I’m told Umoja Fest has been a reoccurring event for 30+ years in Seattle’s Central District, but somehow I hadn’t heard about it until this year.
Umoja = Unity, and this is exactly what this festival is about. Located in the heart of the CD along 23rd ave (Between Jackson & Judson) in Seattle, this weekend saw the ave lined with people sitting in lawn chairs and on blankets awaiting the annual Parade. You saw parents strapping elbow pads on their 7 year olds, and filming as their kids whizzed around the skatepark at Judkins Park. You saw hundreds of people filing in to watch young men playing hoop on the tandem bball courts. With multiple music stages and food trucks, people wandered through the festival with their families and absorbed their surroundings. I noticed a few people sitting around the outskirts of the park, just enjoying the sun, people watching, and the rare opportunity to relax and do nothing for a while.
The main reason I was attending the festival, is a few of my good friends had been invited to perform on Umoja Fest’s’ Hip Hop stage, so I went out to show support (and seize the opportunity to hand out flyers, and shoot some music video footage as well.)
When I arrived I found the Hip Hop stage, which had been setup in a fenced area that looked like it would have been used as tennis courts if not otherwise occupied; located just past the hoop courts. Fresh looking graffiti on the wall on my left read “Free Palestine” along with some famous quotes from the likes of Albert Einstein and an ex President regarding War, Peace and civilian casualties.
Welcomed by the host; Veteran Hip Hop Poet/ Writer Josh Rizeberg of Tacoma, we gathered in front of the stage to hear the opening act (and i apologize at the moment I can only recall his name was Gregory) speak about Peace and Freedom, freeing Palestine, ending corrupt wars and occupations, and Power to the People.. Only briefly summarizing his complex political messages.

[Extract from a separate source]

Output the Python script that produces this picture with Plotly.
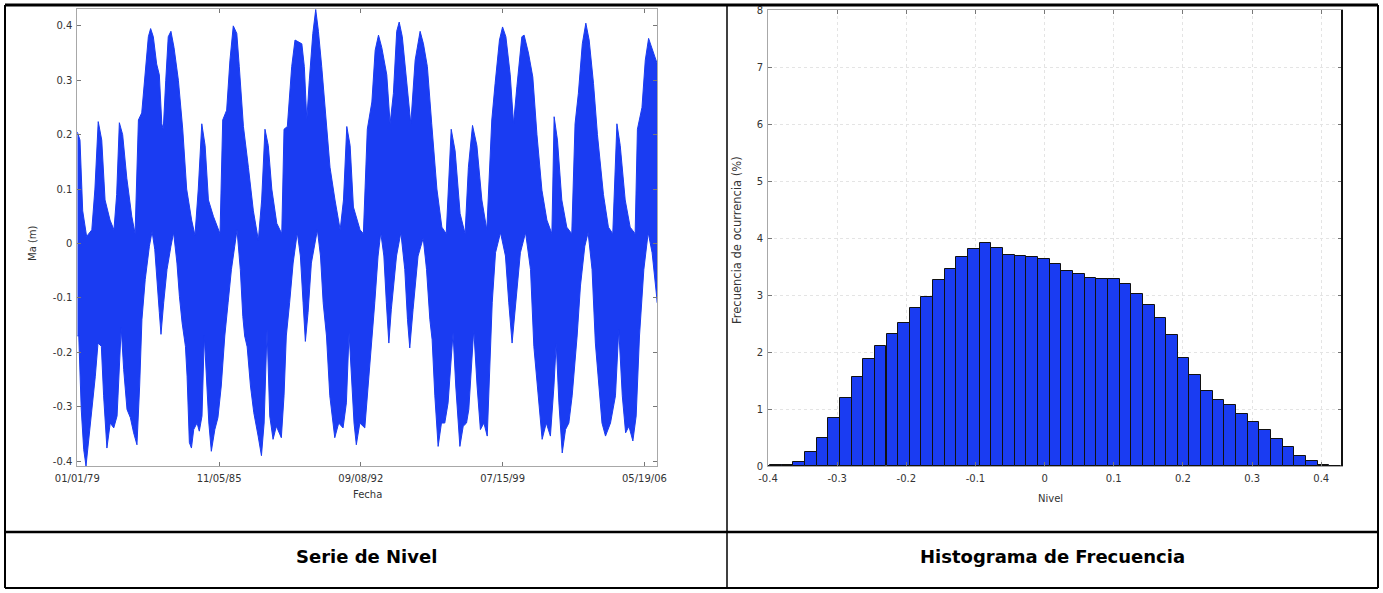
import pandas as pd
import plotly.graph_objects as go

W, H = 1383, 593

# ---- Serie de nivel: upper / lower envelope of the hourly level record ----
up_year = [1979.00, 1979.13, 1979.26, 1979.45, 1979.70, 1979.85, 1980.01, 1980.18, 1980.34, 1980.58,
           1980.77, 1980.90, 1981.03, 1981.19, 1981.39, 1981.63, 1981.79, 1981.95, 1982.11, 1982.27,
           1982.43, 1982.54, 1982.67, 1982.83, 1982.96, 1983.08, 1983.15, 1983.27, 1983.39, 1983.52,
           1983.67, 1983.88, 1984.09, 1984.28, 1984.52, 1984.68, 1984.84, 1985.01, 1985.17, 1985.33,
           1985.57, 1985.89, 1986.02, 1986.21, 1986.37, 1986.53, 1986.70, 1986.82, 1987.02, 1987.26,
           1987.50, 1987.74, 1987.90, 1988.06, 1988.22, 1988.39, 1988.63, 1988.87, 1988.98, 1989.14,
           1989.35, 1989.51, 1989.67, 1989.84, 1989.96, 1990.08, 1990.20, 1990.37, 1990.51, 1990.64,
           1990.80, 1990.96, 1991.20, 1991.44, 1991.69, 1991.85, 1992.01, 1992.17, 1992.33, 1992.65,
           1992.81, 1993.00, 1993.22, 1993.38, 1993.54, 1993.70, 1993.94, 1994.10, 1994.26, 1994.42,
           1994.54, 1994.69, 1994.91, 1995.10, 1995.31, 1995.55, 1995.71, 1995.90, 1996.11, 1996.36,
           1996.60, 1996.81, 1997.05, 1997.24, 1997.48, 1997.72, 1997.88, 1998.08, 1998.29, 1998.53,
           1998.77, 1999.01, 1999.17, 1999.38, 1999.53, 1999.69, 1999.90, 2000.06, 2000.22, 2000.46,
           2000.57, 2000.78, 2000.99, 2001.19, 2001.43, 2001.67, 2001.91, 2002.02, 2002.18, 2002.39,
           2002.63, 2002.87, 2003.03, 2003.19, 2003.38, 2003.55, 2003.71, 2003.92, 2004.11, 2004.40,
           2004.64, 2004.85, 2005.05, 2005.21, 2005.45, 2005.69, 2005.93, 2006.04, 2006.26, 2006.42,
           2006.58, 2006.74, 2006.90, 2007.00]
up_level = [0.205, 0.19, 0.06, 0.013, 0.025, 0.10, 0.224, 0.19, 0.08, 0.043,
            0.025, 0.09, 0.222, 0.20, 0.12, 0.05, 0.018, 0.227, 0.24, 0.31,
            0.38, 0.395, 0.38, 0.33, 0.31, 0.22, 0.21, 0.30, 0.38, 0.39,
            0.36, 0.30, 0.21, 0.10, 0.043, 0.015, 0.10, 0.22, 0.18, 0.08,
            0.05, 0.018, 0.227, 0.245, 0.337, 0.40, 0.386, 0.325, 0.215, 0.14,
            0.06, 0.006, 0.08, 0.21, 0.18, 0.10, 0.037, 0.018, 0.21, 0.215,
            0.325, 0.374, 0.37, 0.367, 0.325, 0.227, 0.30, 0.386, 0.43, 0.39,
            0.325, 0.245, 0.14, 0.08, 0.025, 0.08, 0.215, 0.18, 0.067, 0.025,
            0.018, 0.21, 0.26, 0.355, 0.383, 0.36, 0.31, 0.22, 0.276, 0.39,
            0.407, 0.38, 0.30, 0.22, 0.337, 0.39, 0.367, 0.325, 0.22, 0.10,
            0.03, 0.018, 0.21, 0.17, 0.055, 0.018, 0.14, 0.217, 0.18, 0.08,
            0.025, 0.227, 0.294, 0.374, 0.398, 0.38, 0.31, 0.22, 0.288, 0.38,
            0.383, 0.35, 0.306, 0.20, 0.098, 0.043, 0.018, 0.233, 0.19, 0.08,
            0.03, 0.018, 0.22, 0.276, 0.367, 0.405, 0.374, 0.294, 0.20, 0.09,
            0.03, 0.018, 0.22, 0.18, 0.08, 0.03, 0.018, 0.21, 0.25, 0.337,
            0.377, 0.36, 0.34, 0.33]

lo_year = [1979.00, 1979.07, 1979.19, 1979.31, 1979.42, 1979.55, 1979.71, 1979.87, 1980.00, 1980.16,
           1980.27, 1980.43, 1980.59, 1980.76, 1980.92, 1981.12, 1981.24, 1981.40, 1981.56, 1981.72,
           1981.88, 1982.01, 1982.12, 1982.28, 1982.48, 1982.61, 1982.74, 1982.85, 1982.96, 1983.04,
           1983.17, 1983.33, 1983.52, 1983.65, 1983.81, 1983.93, 1984.06, 1984.22, 1984.30, 1984.41,
           1984.51, 1984.62, 1984.78, 1984.89, 1985.02, 1985.13, 1985.23, 1985.35, 1985.47, 1985.64,
           1985.79, 1985.95, 1986.12, 1986.28, 1986.44, 1986.60, 1986.71, 1986.87, 1986.99, 1987.08,
           1987.20, 1987.36, 1987.52, 1987.73, 1987.89, 1988.02, 1988.16, 1988.29, 1988.45, 1988.61,
           1988.85, 1988.98, 1989.09, 1989.25, 1989.42, 1989.62, 1989.77, 1989.90, 1990.01, 1990.14,
           1990.30, 1990.59, 1990.74, 1990.87, 1991.03, 1991.19, 1991.43, 1991.62, 1991.83, 1991.99,
           1992.12, 1992.23, 1992.36, 1992.47, 1992.64, 1992.88, 1993.04, 1993.20, 1993.36, 1993.52,
           1993.65, 1993.80, 1993.92, 1994.04, 1994.16, 1994.41, 1994.62, 1994.81, 1994.94, 1995.05,
           1995.21, 1995.45, 1995.70, 1995.86, 1996.02, 1996.13, 1996.26, 1996.42, 1996.58, 1996.74,
           1996.90, 1997.14, 1997.27, 1997.47, 1997.63, 1997.79, 1997.90, 1998.14, 1998.30, 1998.46,
           1998.63, 1998.79, 1998.90, 1999.03, 1999.19, 1999.43, 1999.67, 1999.83, 1999.99, 2000.15,
           2000.39, 2000.64, 2000.88, 2001.04, 2001.20, 2001.44, 2001.64, 2001.84, 2002.01, 2002.12,
           2002.25, 2002.41, 2002.57, 2002.73, 2002.89, 2003.13, 2003.29, 2003.50, 2003.66, 2003.85,
           2004.01, 2004.17, 2004.33, 2004.50, 2004.74, 2004.98, 2005.14, 2005.31, 2005.47, 2005.63,
           2005.82, 2005.98, 2006.14, 2006.35, 2006.56, 2006.75, 2006.91, 2007.00]
lo_level = [-0.17, -0.17, -0.305, -0.379, -0.409, -0.354, -0.299, -0.244, -0.183, -0.189,
            -0.28, -0.376, -0.33, -0.339, -0.317, -0.155, -0.232, -0.305, -0.32, -0.348,
            -0.37, -0.262, -0.14, -0.066, -0.005, 0.022, -0.011, -0.06, -0.127, -0.167,
            -0.109, -0.048, -0.005, 0.02, -0.036, -0.097, -0.146, -0.189, -0.244, -0.366,
            -0.376, -0.342, -0.33, -0.345, -0.317, -0.17, -0.25, -0.33, -0.382, -0.342,
            -0.32, -0.262, -0.17, -0.109, -0.048, -0.005, 0.025, -0.048, -0.134, -0.17,
            -0.19, -0.262, -0.311, -0.354, -0.39, -0.33, -0.158, -0.317, -0.36, -0.336,
            -0.357, -0.28, -0.17, -0.109, -0.036, 0.02, -0.023, -0.109, -0.18, -0.127,
            -0.036, 0.025, -0.023, -0.109, -0.17, -0.28, -0.357, -0.33, -0.339, -0.293,
            -0.164, -0.244, -0.33, -0.37, -0.33, -0.339, -0.262, -0.183, -0.109, -0.023,
            0.02, -0.023, -0.109, -0.183, -0.121, -0.023, 0.02, -0.048, -0.14, -0.192,
            -0.121, -0.023, 0.01, -0.048, -0.14, -0.177, -0.28, -0.373, -0.33, -0.33,
            -0.293, -0.164, -0.262, -0.373, -0.336, -0.33, -0.305, -0.158, -0.262, -0.342,
            -0.33, -0.354, -0.232, -0.109, -0.017, 0.02, -0.023, -0.109, -0.183, -0.109,
            -0.017, 0.02, -0.048, -0.189, -0.262, -0.36, -0.33, -0.354, -0.262, -0.183,
            -0.293, -0.385, -0.342, -0.33, -0.28, -0.17, -0.078, -0.005, 0.02, -0.048,
            -0.183, -0.262, -0.33, -0.354, -0.33, -0.28, -0.158, -0.28, -0.348, -0.336,
            -0.363, -0.317, -0.17, -0.048, 0.02, -0.017, -0.078, -0.109]

date_ticks = ["1979-01-01", "1985-11-05", "1992-09-08", "1999-07-15", "2006-05-19"]
date_labels = ["01/01/79", "11/05/85", "09/08/92", "07/15/99", "05/19/06"]
level_ticks = [-0.4, -0.3, -0.2, -0.1, 0, 0.1, 0.2, 0.3, 0.4]
level_labels = ["-0.4", "-0.3", "-0.2", "-0.1", "0", "0.1", "0.2", "0.3", "0.4"]

# ---- Histograma de frecuencia (50 bins, % of records) ----
bin_center = [-0.4056, -0.3887, -0.3719, -0.3550, -0.3382, -0.3213, -0.3045, -0.2876, -0.2708, -0.2539,
              -0.2371, -0.2202, -0.2034, -0.1865, -0.1697, -0.1528, -0.1360, -0.1191, -0.1023, -0.0854,
              -0.0686, -0.0517, -0.0349, -0.0180, -0.0012, 0.0157, 0.0325, 0.0494, 0.0662, 0.0831,
              0.0999, 0.1168, 0.1336, 0.1505, 0.1673, 0.1842, 0.2010, 0.2179, 0.2347, 0.2516,
              0.2684, 0.2853, 0.3021, 0.3190, 0.3358, 0.3527, 0.3695, 0.3864, 0.4032, 0.4201]
bin_freq = [0.005, 0.01, 0.02, 0.07, 0.25, 0.50, 0.84, 1.19, 1.57, 1.88,
            2.10, 2.31, 2.51, 2.78, 2.96, 3.26, 3.46, 3.67, 3.80, 3.92,
            3.83, 3.71, 3.68, 3.66, 3.64, 3.54, 3.42, 3.36, 3.29, 3.28,
            3.28, 3.20, 3.02, 2.83, 2.60, 2.29, 1.90, 1.59, 1.32, 1.16,
            1.07, 0.91, 0.78, 0.63, 0.48, 0.34, 0.18, 0.08, 0.02, 0.005]
bin_width = 0.01685
freq_ticks = [0, 1, 2, 3, 4, 5, 6, 7, 8]
nivel_ticks = [-0.4, -0.3, -0.2, -0.1, 0, 0.1, 0.2, 0.3, 0.4]
nivel_labels = ["-0.4", "-0.3", "-0.2", "-0.1", "0", "0.1", "0.2", "0.3", "0.4"]

BLUE = "#1a3cf2"
AXIS_GREY = "#a8a8a8"
SMALL = "DejaVu Sans, Verdana, sans-serif"
TICK_FONT = dict(family=SMALL, size=10, color="#333333")


def to_dates(years):
    start = pd.Timestamp("1979-01-01")
    return [start + pd.Timedelta(days=(y - 1979.0) * 365.25) for y in years]


def px(x):
    return x / W


def py(y):
    return 1 - y / H


band_x = to_dates(up_year) + to_dates(lo_year)[::-1]
band_y = up_level + lo_level[::-1]

fig = go.Figure()
fig.add_trace(go.Scatter(
    x=band_x, y=band_y, mode="lines", fill="toself",
    fillcolor=BLUE, line=dict(color=BLUE, width=1),
    xaxis="x", yaxis="y", showlegend=False, hoverinfo="skip"))

fig.add_trace(go.Bar(
    x=bin_center, y=bin_freq, width=[bin_width] * len(bin_center),
    marker=dict(color=BLUE, line=dict(color="#111111", width=1)),
    xaxis="x2", yaxis="y2", showlegend=False))

common = dict(ticks="inside", ticklen=4, tickcolor="#777777", showline=True,
              linecolor=AXIS_GREY, linewidth=1, mirror="ticks", zeroline=False,
              tickfont=TICK_FONT, automargin=False)

fig.update_layout(
    width=W, height=H, autosize=False, template="none",
    margin=dict(l=0, r=0, t=0, b=0, pad=0, autoexpand=False),
    paper_bgcolor="white", plot_bgcolor="white",
    bargap=0, showlegend=False,
    xaxis=dict(domain=[px(77.3), px(657.3)], anchor="y", type="date",
               range=["1979-01-01", "2007-01-01"], ticklabelstandoff=3,
               tickvals=date_ticks, ticktext=date_labels, showgrid=False, **common),
    yaxis=dict(domain=[py(466), py(9)], anchor="x", range=[-0.409, 0.431],
               ticklabelstandoff=2,
               tickvals=level_ticks, ticktext=level_labels, showgrid=False, **common),
    xaxis2=dict(domain=[px(768), px(1342)], anchor="y2", range=[-0.4, 0.43],
                tickvals=nivel_ticks, ticktext=nivel_labels, ticklabelstandoff=3,
                showgrid=True, gridcolor="#e4e4e4", griddash="dot", gridwidth=1, **common),
    yaxis2=dict(domain=[py(466), py(10)], anchor="x2", range=[0, 8],
                tickvals=freq_ticks, showgrid=True, gridcolor="#e4e4e4", ticklabelstandoff=2,
                griddash="dot", gridwidth=1, **common),
)

ann_font = dict(family=SMALL, size=10, color="#333333")
cap_font = dict(family="DejaVu Sans, Verdana, sans-serif", size=18, color="#000000")
annotations = [
    dict(text="Ma (m)", x=px(33), y=py(243), textangle=-90, font=ann_font),
    dict(text="Fecha", x=px(367), y=py(494), font=ann_font),
    dict(text="Frecuencia de ocurrencia (%)", x=px(737), y=py(240), textangle=-90,
         font=dict(family=SMALL, size=11.5, color="#333333")),
    dict(text="Nivel", x=px(1050), y=py(498), font=ann_font),
    dict(text="<b>Serie de Nivel</b>", x=px(366), y=py(556), font=cap_font),
    dict(text="<b>Histograma de Frecuencia</b>", x=px(1052), y=py(556), font=cap_font),
]
for a in annotations:
    a.update(xref="paper", yref="paper", showarrow=False, xanchor="center", yanchor="middle")
fig.update_layout(annotations=annotations)

# table frame around the two panels and their captions
frame = [
    (5, 5, 1378, 5, 3), (5, 588, 1378, 588, 2),
    (5, 5, 5, 588, 2), (1378, 5, 1378, 588, 2),
    (727, 5, 727, 588, 1.5), (5, 532, 1378, 532, 2.5),
]
shapes = [dict(type="line", xref="paper", yref="paper",
               x0=px(x0), y0=py(y0), x1=px(x1), y1=py(y1),
               line=dict(color="black", width=w)) for x0, y0, x1, y1, w in frame]
# dark right edge of the histogram box
shapes.append(dict(type="line", xref="x2 domain", yref="y2 domain",
                   x0=1, x1=1, y0=0, y1=1, line=dict(color="#111111", width=2)))
fig.update_layout(shapes=shapes)

fig.write_html("out.html")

The next act, Skrilla, is a well known Hip Hop artist/ promoter from Tacoma who brought with him his young twin sons for their first ever opportunity to watch their father perform. His strong rhymes and catchy choruses echoed the message of the Struggle, life’s ups & downs, and maintaining a positive outlook throughout life’s hardships. After he thanked the crowd and went to relax with his family under protection of the shade, Rizeberg took to the Mic to introduce the next act; Influential Minds.
Accompanied by a guest performer, a young lady who sounded amazing as she sang live (and did not hide behind pre recorded vocals), IM did their thing under the blazing sun and the shadow of the Blue Angel Jets flying over head; from the ever popular Seattle Seafair event which was taking place at nearby Lake Washington.
Next up was my good friend and label mate, Thunderchief, accompanied by 5ive 3re; who joined in to perform their song “Up Late”. Thunderchief, who can at times be a bit “wild” or “unconventional”; Delivered a more mature and positive message for the festival goers. With slow, serious instrumentals and clearly spoken lyrics, he spoke to the soul of the people. He even performed a well executed song which (he openly admits to the crowd), was completely freestyled and recorded “in his mommas shed”. When his time was up, he told the crowd he loved them all, thanked them for their undivided attention – then descended the stage in search of water on this still muggy Saturday afternoon.
Veteran Tacoma Rapper, Awall aka 2piece was next to take the stage. Sporting a camo bucket hat that matched his shorts, a Squashington Music Tee, and Seahawk colored Ken Griffey’s, he proceeded to rock the crowd in his typical impressive fashion. Speaking about positivity in the face of hardships similar to the others before him, he danced and entertained the crowd while the chorus sang “I am fearless, and I’m coming’ for that #1 spot”. After a few songs he was joined by the host of the stage, and standing alongside Josh Rizeberg, performed the last song of his set; speaking about everything from old school hip hop and how it inspired them, to political corruption, while delivering the uplifting “Power To The People” message that Rizeberg is known to live by (as well as stand up and fight for.)
The last act I saw perform was a Seattle artist known as The Sav, who was enjoying the buzz from his newly released album, handfuls of CDs at his side.
Then we slowly made our way out of the Hip Hop stage area, stopping to hand out flyers and chat with people, watch the kids getting down in the Skatepark, and relax in the grass for a bit before we headed home to BBQ and enjoy the (rare) Northwest sunshine. As I was walking to the truck people were still pouring into the park, seemingly centered around the basketball tournament still underway.
Overall it was an excellent event to be apart of, the entire area riding the good vibes of unity, neighbors bonding through similar interests and a sense of community. I left the festival with a positive feeling about our Northwest Hip Hop community, and our society in general. I will be a much more informed Umoja Festival attendee when i go next year.